In the instant case, there are clearly genuine issues of material fact in dispute such that summary decision must be denied. The Secretary’s response disputes part or all of the facts that the Respondent alleges are undisputed concerning the events surrounding the citation. Most important among these issues is the extent of Mr. Stroud’s injuries, whether Mr. Stroud lost consciousness and if so for how long, and whether that period of time suffices to categorize the injury as reasonably likely to cause death. In addition, there remains dispute regarding the reasons and motives behind Couch Aggregate’s decision not to notify MSHA of the injury at any time during or after the event. These dockets are scheduled to be heard on October 27-28, 2016 in Montgomery, AL, at which time the parties can present evidence concerning the incident event giving rise to the citation and the events that preceded and followed it.

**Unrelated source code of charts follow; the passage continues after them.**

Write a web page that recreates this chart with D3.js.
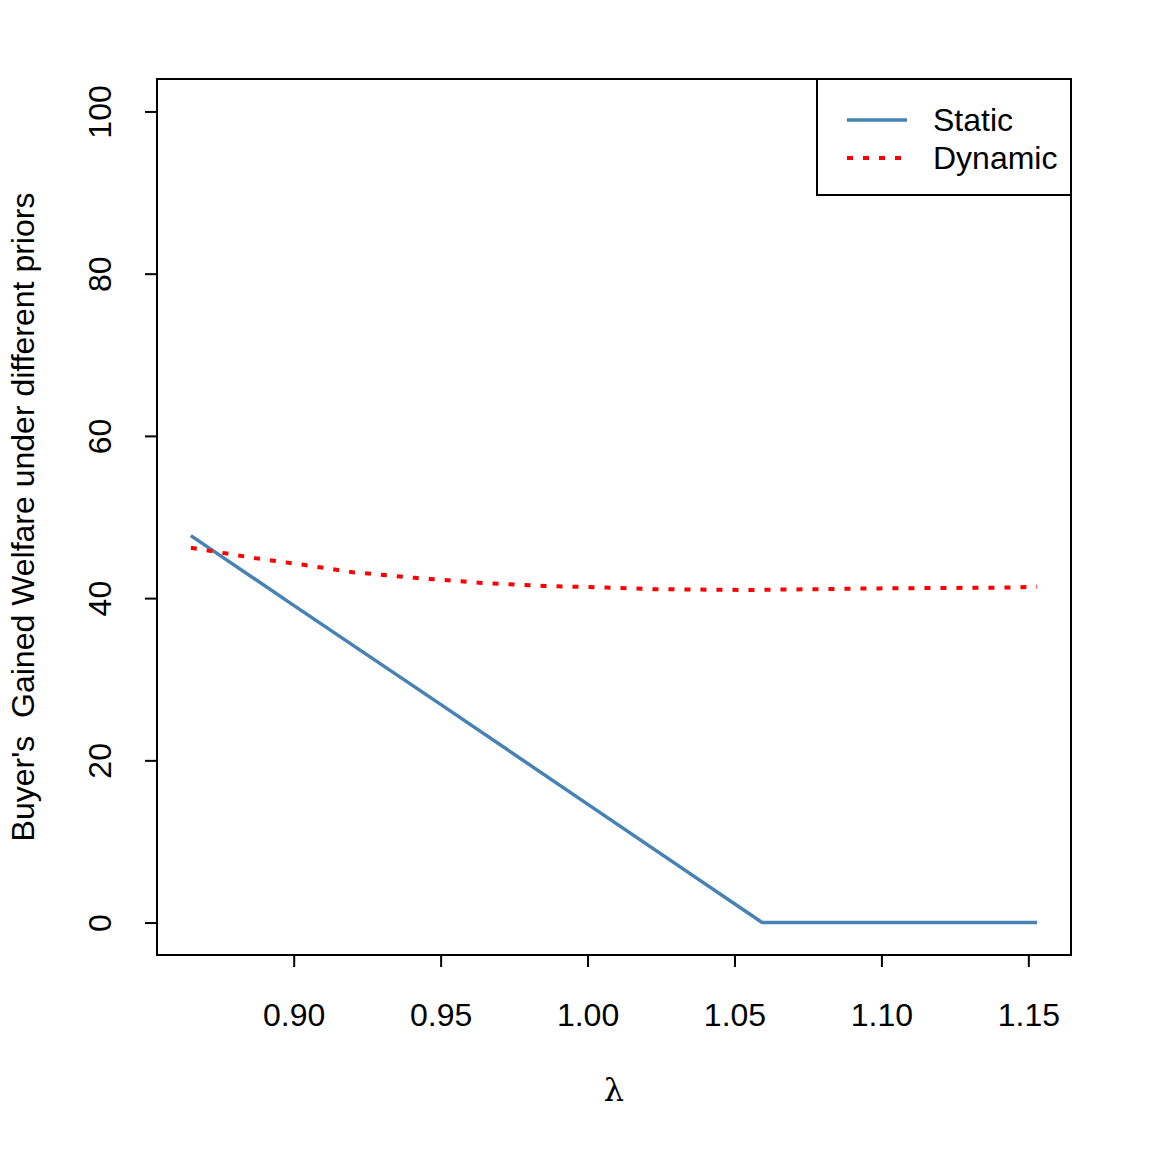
<!DOCTYPE html>
<html>
<head>
<meta charset="utf-8">
<script src="https://cdn.jsdelivr.net/npm/d3@7"></script>
<style>
  body { margin: 0; background: #fff; }
  text { font-family: "Liberation Sans", Arial, sans-serif; }
</style>
</head>
<body>
<svg id="chart" width="1152" height="1152"></svg>
<script>
// ---- data ----
const staticLambda = [0.865, 0.90, 0.95, 1.00, 1.0594, 1.10, 1.153];
const staticValues = [47.7, 39.1, 26.9, 14.6, 0, 0, 0];

const dynamicLambda = [0.865, 0.8874, 0.9034, 0.92, 0.9412, 0.963, 0.985, 1.0066, 1.0226, 1.055, 1.0996, 1.142, 1.153];
const dynamicValues = [46.2, 44.9, 44.1, 43.2, 42.5, 41.9, 41.5, 41.3, 41.1, 41.0, 41.2, 41.3, 41.4];

const xTicks = [0.90, 0.95, 1.00, 1.05, 1.10, 1.15];
const yTicks = [0, 20, 40, 60, 80, 100];
const seriesNames = ["Static", "Dynamic"];
const yLabel = "Buyer's  Gained Welfare under different priors";
const xLabel = "λ";

// ---- layout ----
const FS = 32;
const svg = d3.select("#chart");
const L = 157, R = 1071, T = 79, B = 955;
const xMin = 0.865, xMax = 1.153, xPad = (xMax - xMin) * 0.04;
const x = d3.scaleLinear().domain([xMin - xPad, xMax + xPad]).range([L, R]);
const y = d3.scaleLinear().domain([-4, 104]).range([B, T]);

// box
svg.append("rect").attr("x", L).attr("y", T).attr("width", R - L).attr("height", B - T)
  .attr("fill", "none").attr("stroke", "#000").attr("stroke-width", 2);

// x axis
const xa = svg.append("g").attr("transform", `translate(0,${B})`)
  .call(d3.axisBottom(x).tickValues(xTicks).tickFormat(d3.format(".2f")).tickSize(12).tickPadding(0));
xa.select(".domain").remove();
xa.selectAll(".tick line").attr("stroke", "#000").attr("stroke-width", 2);
xa.selectAll(".tick text").attr("font-size", FS).attr("fill", "#000")
  .attr("font-family", "Liberation Sans, Arial, sans-serif").attr("dy", null).attr("y", 71);
svg.append("line").attr("x1", x(xTicks[0])).attr("x2", x(xTicks[xTicks.length - 1]))
  .attr("y1", B).attr("y2", B).attr("stroke", "#000").attr("stroke-width", 2);

// y axis
const ya = svg.append("g").attr("transform", `translate(${L},0)`)
  .call(d3.axisLeft(y).tickValues(yTicks).tickSize(12).tickFormat(d3.format("d")));
ya.select(".domain").remove();
ya.selectAll(".tick line").attr("stroke", "#000").attr("stroke-width", 2);
ya.selectAll(".tick text").attr("font-size", FS).attr("fill", "#000")
  .attr("font-family", "Liberation Sans, Arial, sans-serif")
  .attr("x", null).attr("dy", null).attr("text-anchor", "middle")
  .attr("transform", "translate(-46,0) rotate(-90)");
svg.append("line").attr("y1", y(yTicks[0])).attr("y2", y(yTicks[yTicks.length - 1]))
  .attr("x1", L).attr("x2", L).attr("stroke", "#000").attr("stroke-width", 2);

// axis titles
svg.append("text").attr("transform", `translate(34,${(T + B) / 2}) rotate(-90)`)
  .attr("text-anchor", "middle").attr("font-size", FS).style("white-space", "pre")
  .text(yLabel);
svg.append("text").attr("x", (L + R) / 2).attr("y", 1101).attr("text-anchor", "middle")
  .attr("font-size", FS)
  .style("font-family", "'DejaVu Serif', 'Liberation Serif', serif")
  .text(xLabel);

// lines
const line = d3.line().x(d => x(d[0])).y(d => y(d[1]));
svg.append("path").datum(staticLambda.map((l, i) => [l, staticValues[i]]))
  .attr("d", line).attr("fill", "none").attr("stroke", "steelblue").attr("stroke-width", 3.5);
svg.append("path").datum(dynamicLambda.map((l, i) => [l, dynamicValues[i]]))
  .attr("d", line).attr("fill", "none").attr("stroke", "red").attr("stroke-width", 4)
  .attr("stroke-dasharray", "6,10");

// legend
const lg = svg.append("g");
lg.append("rect").attr("x", 817).attr("y", T).attr("width", R - 817).attr("height", 195 - T)
  .attr("fill", "#fff").attr("stroke", "#000").attr("stroke-width", 2);
const styles = [{ c: "steelblue", d: null, w: 3.5 }, { c: "red", d: "6,10", w: 4 }];
seriesNames.forEach((n, i) => {
  const yy = 120 + i * 38;
  lg.append("line").attr("x1", 847).attr("x2", 907).attr("y1", yy).attr("y2", yy)
    .attr("stroke", styles[i].c).attr("stroke-width", styles[i].w).attr("stroke-dasharray", styles[i].d);
  lg.append("text").attr("x", 933).attr("y", yy + 11).attr("font-size", FS).text(n);
});
</script>
</body>
</html>
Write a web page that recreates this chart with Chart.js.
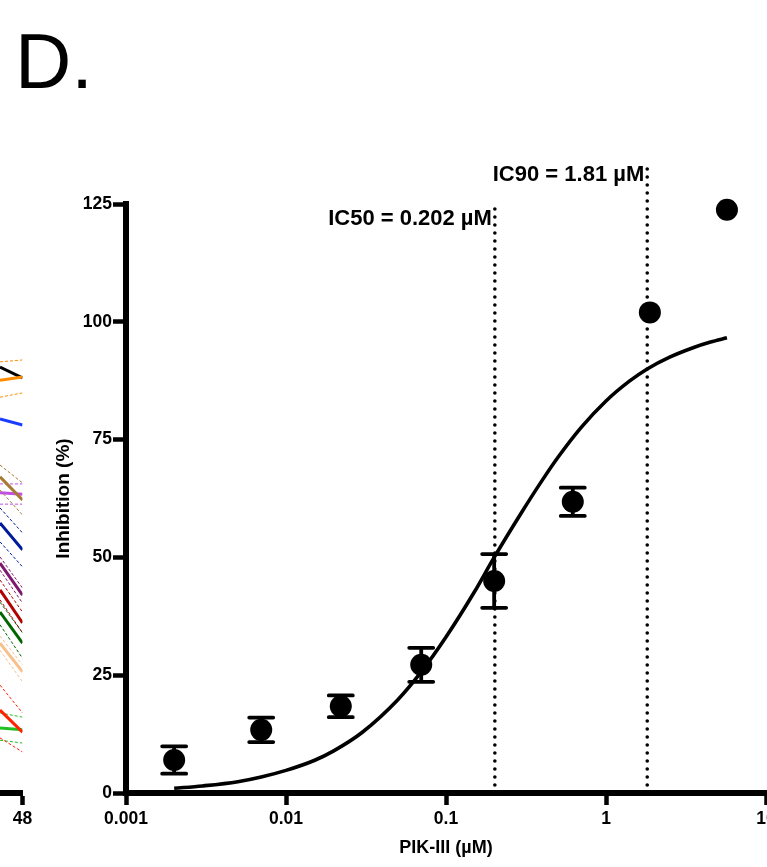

Accordingly, the Respondent’s Motion for Summary Decision is DENIED.

 

 

 

 

/s/ David P. Simonton

                                                                                    David P. Simonton

                                                                                    Administrative Law Judge

 

 

 

 

Distribution: (U.S. First Class Mail)

 

Kristin R. Murphy, Attorney, Office of the Solicitor, U.S. Department of Labor, 61 Forsyth Street, SW, Room 7T10, Atlanta, GA 30303

 

Jonathan T. Holloway, Attorney, Holloway & Hardy, PLLC, 369 N. Main Street, Crestview, FL 32536



[1] Respondent’s motion requests Summary Decision. However, Dockets SE 2014-455 and SE 2015-29 were consolidated on December 11, 2015. In their Motion for Summary Decision, the Respondent only requests summary judgment for Docket SE 2014-455, and only addresses that citation in their argument. Thus, the Respondent’s Motion will be read as seeking Partial Summary Decision.

[2] In its motion, Respondent lists undisputed facts mandating relief, all of which, Respondent claims, are taken entirely from documents produced by MSHA. In its response, the Secretary disputes all or part of each of these facts. Therefore, the relevant facts listed above include only those portions that are not disputed by either party.